### [GIVEN MATERIAL]
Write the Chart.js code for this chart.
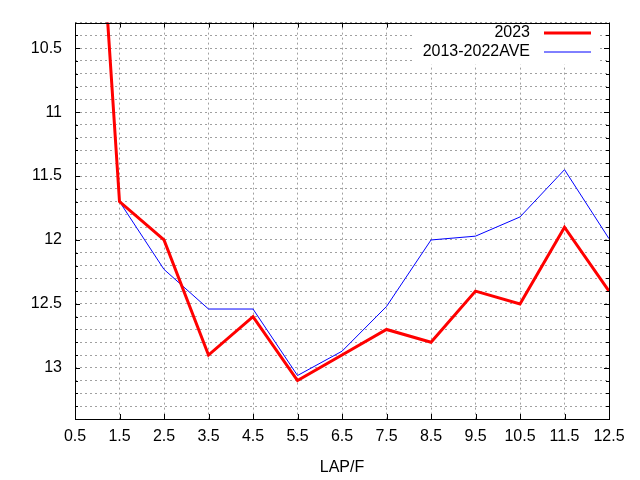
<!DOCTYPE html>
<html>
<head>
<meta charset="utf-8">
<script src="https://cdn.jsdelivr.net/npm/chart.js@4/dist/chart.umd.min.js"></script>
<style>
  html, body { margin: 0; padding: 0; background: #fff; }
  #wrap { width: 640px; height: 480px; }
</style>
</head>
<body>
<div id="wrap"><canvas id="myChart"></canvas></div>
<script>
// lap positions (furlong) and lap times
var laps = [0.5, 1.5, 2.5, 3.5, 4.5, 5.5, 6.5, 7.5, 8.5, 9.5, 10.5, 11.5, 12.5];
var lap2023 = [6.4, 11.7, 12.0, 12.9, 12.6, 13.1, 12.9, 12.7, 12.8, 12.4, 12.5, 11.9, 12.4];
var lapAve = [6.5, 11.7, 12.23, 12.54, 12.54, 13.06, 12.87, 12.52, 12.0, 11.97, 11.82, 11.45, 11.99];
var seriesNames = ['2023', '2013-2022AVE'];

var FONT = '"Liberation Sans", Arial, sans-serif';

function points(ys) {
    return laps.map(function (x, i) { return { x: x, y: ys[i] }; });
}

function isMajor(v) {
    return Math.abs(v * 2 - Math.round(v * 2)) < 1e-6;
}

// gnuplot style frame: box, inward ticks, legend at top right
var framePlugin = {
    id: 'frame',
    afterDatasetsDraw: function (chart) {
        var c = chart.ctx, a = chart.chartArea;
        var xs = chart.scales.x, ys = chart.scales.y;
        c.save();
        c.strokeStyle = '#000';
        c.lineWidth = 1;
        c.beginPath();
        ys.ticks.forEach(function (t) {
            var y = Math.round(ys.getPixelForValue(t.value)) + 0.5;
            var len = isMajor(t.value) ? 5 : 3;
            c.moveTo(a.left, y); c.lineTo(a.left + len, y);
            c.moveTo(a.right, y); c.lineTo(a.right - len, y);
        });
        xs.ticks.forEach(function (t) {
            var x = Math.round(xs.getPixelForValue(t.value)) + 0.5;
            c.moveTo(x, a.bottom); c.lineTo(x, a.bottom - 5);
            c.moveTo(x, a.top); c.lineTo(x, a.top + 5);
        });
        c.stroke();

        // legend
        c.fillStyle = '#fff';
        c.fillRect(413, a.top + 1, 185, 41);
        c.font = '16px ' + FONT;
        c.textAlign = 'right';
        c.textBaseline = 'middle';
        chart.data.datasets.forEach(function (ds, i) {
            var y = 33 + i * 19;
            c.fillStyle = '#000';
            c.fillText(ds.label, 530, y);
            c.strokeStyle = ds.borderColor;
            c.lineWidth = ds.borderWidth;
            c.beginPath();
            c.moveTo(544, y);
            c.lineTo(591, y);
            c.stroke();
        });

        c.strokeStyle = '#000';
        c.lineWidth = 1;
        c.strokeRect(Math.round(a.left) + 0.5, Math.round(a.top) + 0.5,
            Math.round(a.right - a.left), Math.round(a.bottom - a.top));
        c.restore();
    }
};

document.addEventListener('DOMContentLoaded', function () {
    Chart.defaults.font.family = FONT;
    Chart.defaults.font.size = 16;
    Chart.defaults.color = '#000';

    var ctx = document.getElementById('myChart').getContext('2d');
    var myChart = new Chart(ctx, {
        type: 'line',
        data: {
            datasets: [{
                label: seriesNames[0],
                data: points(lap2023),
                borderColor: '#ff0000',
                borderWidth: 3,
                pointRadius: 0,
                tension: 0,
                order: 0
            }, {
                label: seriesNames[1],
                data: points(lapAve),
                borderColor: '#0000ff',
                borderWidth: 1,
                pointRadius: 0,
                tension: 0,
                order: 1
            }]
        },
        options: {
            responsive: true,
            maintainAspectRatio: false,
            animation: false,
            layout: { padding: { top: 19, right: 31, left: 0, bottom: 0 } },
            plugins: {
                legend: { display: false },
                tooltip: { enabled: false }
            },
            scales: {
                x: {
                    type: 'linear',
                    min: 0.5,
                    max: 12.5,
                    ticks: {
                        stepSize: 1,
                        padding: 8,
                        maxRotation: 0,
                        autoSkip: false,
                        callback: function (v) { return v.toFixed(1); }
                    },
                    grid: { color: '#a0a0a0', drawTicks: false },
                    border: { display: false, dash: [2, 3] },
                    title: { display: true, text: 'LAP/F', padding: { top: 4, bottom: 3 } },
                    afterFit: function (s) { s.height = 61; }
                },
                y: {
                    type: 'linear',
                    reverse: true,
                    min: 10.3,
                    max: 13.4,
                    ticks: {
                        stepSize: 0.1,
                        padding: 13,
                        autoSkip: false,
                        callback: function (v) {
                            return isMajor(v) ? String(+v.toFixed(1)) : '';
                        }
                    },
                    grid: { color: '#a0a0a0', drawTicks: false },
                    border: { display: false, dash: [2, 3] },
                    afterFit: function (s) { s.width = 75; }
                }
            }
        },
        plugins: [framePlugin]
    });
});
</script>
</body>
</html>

### [WHAT NEEDS TO BE DONE]
Write the listing above out again exactly, dropping each image.

### [RESPONSE TO THE TASK]
Write the Chart.js code for this chart.
<!DOCTYPE html>
<html>
<head>
<meta charset="utf-8">
<script src="https://cdn.jsdelivr.net/npm/chart.js@4/dist/chart.umd.min.js"></script>
<style>
  html, body { margin: 0; padding: 0; background: #fff; }
  #wrap { width: 640px; height: 480px; }
</style>
</head>
<body>
<div id="wrap"><canvas id="myChart"></canvas></div>
<script>
// lap positions (furlong) and lap times
var laps = [0.5, 1.5, 2.5, 3.5, 4.5, 5.5, 6.5, 7.5, 8.5, 9.5, 10.5, 11.5, 12.5];
var lap2023 = [6.4, 11.7, 12.0, 12.9, 12.6, 13.1, 12.9, 12.7, 12.8, 12.4, 12.5, 11.9, 12.4];
var lapAve = [6.5, 11.7, 12.23, 12.54, 12.54, 13.06, 12.87, 12.52, 12.0, 11.97, 11.82, 11.45, 11.99];
var seriesNames = ['2023', '2013-2022AVE'];

var FONT = '"Liberation Sans", Arial, sans-serif';

function points(ys) {
    return laps.map(function (x, i) { return { x: x, y: ys[i] }; });
}

function isMajor(v) {
    return Math.abs(v * 2 - Math.round(v * 2)) < 1e-6;
}

// gnuplot style frame: box, inward ticks, legend at top right
var framePlugin = {
    id: 'frame',
    afterDatasetsDraw: function (chart) {
        var c = chart.ctx, a = chart.chartArea;
        var xs = chart.scales.x, ys = chart.scales.y;
        c.save();
        c.strokeStyle = '#000';
        c.lineWidth = 1;
        c.beginPath();
        ys.ticks.forEach(function (t) {
            var y = Math.round(ys.getPixelForValue(t.value)) + 0.5;
            var len = isMajor(t.value) ? 5 : 3;
            c.moveTo(a.left, y); c.lineTo(a.left + len, y);
            c.moveTo(a.right, y); c.lineTo(a.right - len, y);
        });
        xs.ticks.forEach(function (t) {
            var x = Math.round(xs.getPixelForValue(t.value)) + 0.5;
            c.moveTo(x, a.bottom); c.lineTo(x, a.bottom - 5);
            c.moveTo(x, a.top); c.lineTo(x, a.top + 5);
        });
        c.stroke();

        // legend
        c.fillStyle = '#fff';
        c.fillRect(413, a.top + 1, 185, 41);
        c.font = '16px ' + FONT;
        c.textAlign = 'right';
        c.textBaseline = 'middle';
        chart.data.datasets.forEach(function (ds, i) {
            var y = 33 + i * 19;
            c.fillStyle = '#000';
            c.fillText(ds.label, 530, y);
            c.strokeStyle = ds.borderColor;
            c.lineWidth = ds.borderWidth;
            c.beginPath();
            c.moveTo(544, y);
            c.lineTo(591, y);
            c.stroke();
        });

        c.strokeStyle = '#000';
        c.lineWidth = 1;
        c.strokeRect(Math.round(a.left) + 0.5, Math.round(a.top) + 0.5,
            Math.round(a.right - a.left), Math.round(a.bottom - a.top));
        c.restore();
    }
};

document.addEventListener('DOMContentLoaded', function () {
    Chart.defaults.font.family = FONT;
    Chart.defaults.font.size = 16;
    Chart.defaults.color = '#000';

    var ctx = document.getElementById('myChart').getContext('2d');
    var myChart = new Chart(ctx, {
        type: 'line',
        data: {
            datasets: [{
                label: seriesNames[0],
                data: points(lap2023),
                borderColor: '#ff0000',
                borderWidth: 3,
                pointRadius: 0,
                tension: 0,
                order: 0
            }, {
                label: seriesNames[1],
                data: points(lapAve),
                borderColor: '#0000ff',
                borderWidth: 1,
                pointRadius: 0,
                tension: 0,
                order: 1
            }]
        },
        options: {
            responsive: true,
            maintainAspectRatio: false,
            animation: false,
            layout: { padding: { top: 19, right: 31, left: 0, bottom: 0 } },
            plugins: {
                legend: { display: false },
                tooltip: { enabled: false }
            },
            scales: {
                x: {
                    type: 'linear',
                    min: 0.5,
                    max: 12.5,
                    ticks: {
                        stepSize: 1,
                        padding: 8,
                        maxRotation: 0,
                        autoSkip: false,
                        callback: function (v) { return v.toFixed(1); }
                    },
                    grid: { color: '#a0a0a0', drawTicks: false },
                    border: { display: false, dash: [2, 3] },
                    title: { display: true, text: 'LAP/F', padding: { top: 4, bottom: 3 } },
                    afterFit: function (s) { s.height = 61; }
                },
                y: {
                    type: 'linear',
                    reverse: true,
                    min: 10.3,
                    max: 13.4,
                    ticks: {
                        stepSize: 0.1,
                        padding: 13,
                        autoSkip: false,
                        callback: function (v) {
                            return isMajor(v) ? String(+v.toFixed(1)) : '';
                        }
                    },
                    grid: { color: '#a0a0a0', drawTicks: false },
                    border: { display: false, dash: [2, 3] },
                    afterFit: function (s) { s.width = 75; }
                }
            }
        },
        plugins: [framePlugin]
    });
});
</script>
</body>
</html>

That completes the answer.